Although there is no immediate plans, Freda did not discount the possibility of JTI producing its heated tobacco sticks Ploom in the country considering that the Philippines is its manufacturing hub for the Asia Pacific region. Ploom is currently produced in Japan and in EU.

“Am sure that in time we have production in the Philippines, too, on the basis that it is our manufacturing hub for Asia, but at this point we have no immediate plans to do so,” he said adding they also “intend to launch” the heated cigarette here but cannot say when.

Its cigarette plant in Malvar, Batangas also exports more than 50 percent of its production mainly to 16 countries in the Asia Pacific region. The factory employs 800 people with a marketing team support of over 4,000 personnel across the country.

In the meantime, Freda emphasized their focus is on the worrying rate of increases in illicit cigarette in the country, which now reached 16-18 percent of market according to data. In some areas in Mindanao, smuggled cigarettes could reach a high of 60 percent of the market.

Thus, he urged for a strict enforcement of measures to counter cigarette smuggling.

He emphasized that while they understand the extent of taxation to address the health and fiscal agenda of governments around the world, he also said that spikes in pricing would just “exacerbate” illicit tobacco trading.

He cited the case of Malaysia where illicit tobacco went over 60 percent share of the local market following the imposition of high cigarette taxes.

“We are paying P55 per pack in taxes and clearly the illicit operator is not paying like that and as prices increase due to taxation it becomes even more profitable for smugglers and therefore need strong enforcement measures,” he said.

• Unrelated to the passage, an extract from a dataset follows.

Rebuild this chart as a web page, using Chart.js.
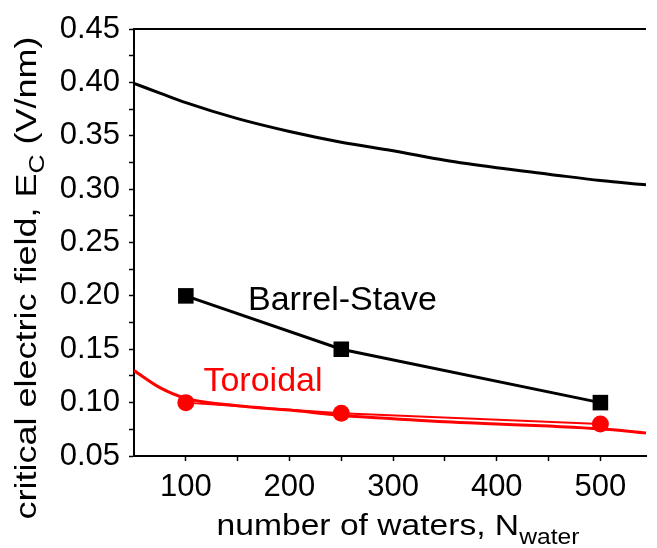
<!DOCTYPE html>
<html>
<head>
<meta charset="utf-8">
<script src="https://cdn.jsdelivr.net/npm/chart.js@4.4.1/dist/chart.umd.min.js"></script>
<style>
  body { margin: 0; background: #fff; }
  #wrap { width: 657px; height: 548px; }
</style>
</head>
<body>
<div id="wrap"><canvas id="ecChart" width="657" height="548"></canvas></div>
<script>
// fitted curves
const fitN = [50, 75, 100, 150, 200, 250, 300, 350, 400, 450, 500, 544];
const barrelFit = [0.399, 0.390, 0.381, 0.366, 0.354, 0.344, 0.336, 0.327, 0.320, 0.314, 0.308, 0.304];
const toroidalFit = [0.130, 0.114, 0.104, 0.097, 0.093, 0.088, 0.085, 0.082, 0.080, 0.078, 0.0755, 0.0715];

// simulation points
const simN = [100, 250, 500];
const barrelSim = [0.20, 0.15, 0.10];
const toroidalSim = [0.10, 0.09, 0.08];

// axis ticks
const xMajor = [100, 200, 300, 400, 500];
const xMinor = [150, 250, 350, 450];
const yMajor = [0.05, 0.10, 0.15, 0.20, 0.25, 0.30, 0.35, 0.40, 0.45];
const yMinor = [0.075, 0.125, 0.175, 0.225, 0.275, 0.325, 0.375, 0.425];

const pts = (xs, ys) => xs.map((x, i) => ({ x: x, y: ys[i] }));
const FONT = '"Liberation Sans", Arial, sans-serif';

// draws runs of [text, size, baselineShift] centred on the origin, stretched along the text
function drawRuns(ctx, runs, stretch) {
  let total = 0;
  const widths = runs.map(r => {
    ctx.font = r[1] + 'px ' + FONT;
    const w = ctx.measureText(r[0]).width;
    total += w;
    return w;
  });
  ctx.save();
  ctx.scale(stretch, 1);
  let x = -total / 2;
  runs.forEach((r, i) => {
    ctx.font = r[1] + 'px ' + FONT;
    ctx.fillText(r[0], x, r[2]);
    x += widths[i];
  });
  ctx.restore();
}

// frame top line, axis titles with subscripts, in-plot labels
const decorations = {
  id: 'decorations',
  afterDraw(chart) {
    const { ctx, chartArea: a, scales } = chart;
    ctx.save();
    ctx.strokeStyle = '#000';
    ctx.lineWidth = 2;
    ctx.beginPath();
    ctx.moveTo(a.left, a.top);
    ctx.lineTo(a.right, a.top);
    ctx.stroke();

    ctx.fillStyle = '#000';
    ctx.textBaseline = 'alphabetic';
    ctx.textAlign = 'left';

    // x title
    ctx.save();
    ctx.translate(398, 535);
    drawRuns(ctx, [['number of waters, N', 30, 0], ['water', 22, 9]], 1.12);
    ctx.restore();

    // y title, rotated
    ctx.save();
    ctx.translate(36, 278);
    ctx.rotate(-Math.PI / 2);
    drawRuns(ctx, [['critical electric field, E', 30, 0], ['C', 22, 8], [' (V/nm)', 30, 0]], 1.2);
    ctx.restore();

    // series labels
    ctx.font = '34px ' + FONT;
    ctx.textBaseline = 'middle';
    ctx.fillStyle = '#000';
    ctx.fillText('Barrel-Stave', scales.x.getPixelForValue(160), scales.y.getPixelForValue(0.196));
    ctx.fillStyle = '#ff0000';
    ctx.fillText('Toroidal', scales.x.getPixelForValue(117), scales.y.getPixelForValue(0.120));
    ctx.restore();
  }
};

new Chart(document.getElementById('ecChart').getContext('2d'), {
  type: 'scatter',
  data: {
    datasets: [{
      label: 'Barrel-Stave fit',
      data: pts(fitN, barrelFit),
      showLine: true,
      borderColor: '#000',
      borderWidth: 3,
      pointRadius: 0,
      cubicInterpolationMode: 'monotone'
    }, {
      label: 'Toroidal fit',
      data: pts(fitN, toroidalFit),
      showLine: true,
      borderColor: '#ff0000',
      borderWidth: 3,
      pointRadius: 0,
      cubicInterpolationMode: 'monotone'
    }, {
      label: 'Barrel-Stave',
      data: pts(simN, barrelSim),
      showLine: true,
      borderColor: '#000',
      backgroundColor: '#000',
      borderWidth: 3,
      pointStyle: 'rect',
      pointRadius: 11,
      pointBorderWidth: 0
    }, {
      label: 'Toroidal',
      data: pts(simN, toroidalSim),
      showLine: true,
      borderColor: '#ff0000',
      backgroundColor: '#ff0000',
      borderWidth: 2,
      pointStyle: 'circle',
      pointRadius: 8.5,
      pointBorderWidth: 0
    }]
  },
  options: {
    responsive: false,
    animation: false,
    layout: { padding: { top: 29, left: 0, right: 0, bottom: 0 } },
    plugins: {
      legend: { display: false },
      tooltip: { enabled: false }
    },
    scales: {
      x: {
        type: 'linear',
        min: 50,
        max: 544,
        afterBuildTicks: axis => {
          axis.ticks = xMajor.concat(xMinor).sort((a, b) => a - b).map(v => ({ value: v }));
        },
        afterFit: axis => { axis.height = 92; },
        border: { color: '#000', width: 2 },
        grid: { drawOnChartArea: false, tickLength: 5, tickColor: '#000', tickWidth: 1.5 },
        ticks: {
          color: '#000',
          font: { family: FONT, size: 31 },
          padding: 8,
          maxRotation: 0,
          autoSkip: false,
          callback: v => xMajor.includes(v) ? String(v) : ''
        }
      },
      y: {
        min: 0.05,
        max: 0.45,
        afterBuildTicks: axis => {
          axis.ticks = yMajor.concat(yMinor).sort((a, b) => a - b).map(v => ({ value: v }));
        },
        afterFit: axis => { axis.width = 134; },
        border: { color: '#000', width: 2 },
        grid: { drawOnChartArea: false, tickLength: 5, tickColor: '#000', tickWidth: 1.5 },
        ticks: {
          color: '#000',
          font: { family: FONT, size: 31 },
          padding: 9,
          autoSkip: false,
          callback: v => yMajor.some(m => Math.abs(m - v) < 1e-9) ? v.toFixed(2) : ''
        }
      }
    }
  },
  plugins: [decorations]
});
</script>
</body>
</html>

JTI, which accounts for 37.5 percent of the local cigarette market, is very supportive of the recent bill classifying illicit tobacco smuggling as economic sabotage saying it is a step forward because the “size of the prize of smugglers is huge.”

On the preparation for the Implementing Rules and Regulations (IRR) of the VAPE Law under Republic Act No. 11900, or the Vaporized Nicotine and Non-Nicotine Products Regulation Act, Freda said their position is for the regulation of the new cigarette category.

“As always it is important that it is fair and open to all competitors within that category and make sure that the policy allows fair competition in the market. We are in favor of regulation, we do believe it is appropriate,” he said. “We just want to ensure that as a category we are able to compete and there are no barriers to anyone competing in that category,” he said.

The industry, however, has been declining over the years and Freda said the decrease is seen to accelerate this year resulting from the impact of high inflation on consumers and rapid expansion of illicit cigarette trade.